If you are a Christian leader, I challenge you not to place your confidence in yourself. Like you and I, the Apostle Paul was a Christian leader. As such, Paul acted in confidence. He led three missionary tours during a time when travel was perilous. He appealed his legal troubles to Caesar. Yes, the Roman emperor himself. I think that takes confidence.
However, Paul says that even though he had reasons to have confidence in himself, he chose to take no confidence in himself, or “confidence in the flesh” as he puts it. (Philippians 3:3-4 ESV) What can we learn from this profound spiritual lesson?
For many leaders, to the degree that we are competent, we are confident. We look at our success and we love the fact that we are no longer timid. With experience and competency, we are confident we know what to do, and we do it well. This is good, but we make a mistake when we place our confidence in ourselves above our confidence in God.

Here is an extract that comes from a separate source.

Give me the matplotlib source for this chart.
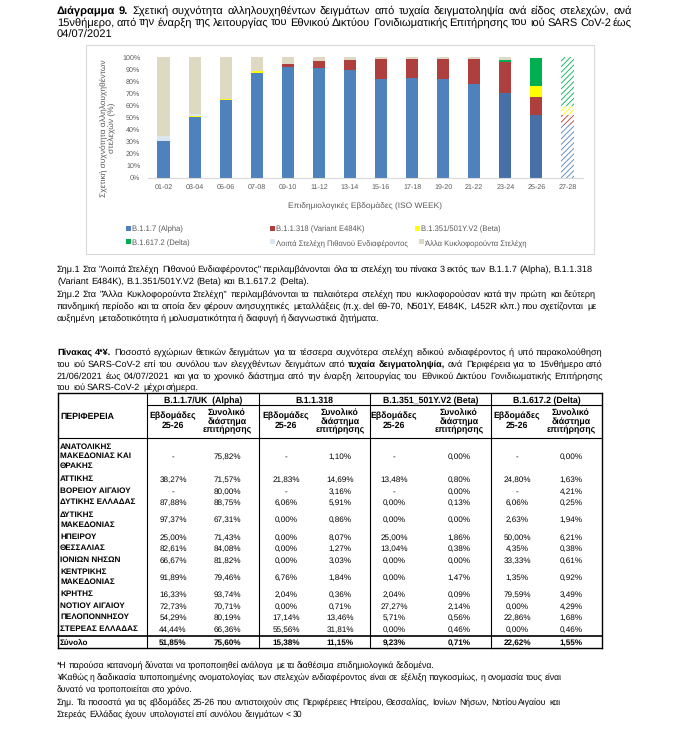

You may ask, what if I am genuinely exceptional in my field, a world-class leader, and my self-confidence is rightly solid? Is that bad?
Yes. If you hold to a Christian worldview and you are a child of God, you must not put your confidence in the flesh, as Paul describes. As wise as you or I may become, even with world-changing successes, we remain human, full of a panoply of wild emotions, faulty logic, biased thinking, and susceptibility to poor character. We are limited.
As a Christian leader, would you commit with me today to be like Paul, placing no confidence in the flesh? God knows everything. May we rely on Him and ask for His guidance, even in our areas of supreme strength because He is infinitely more supreme.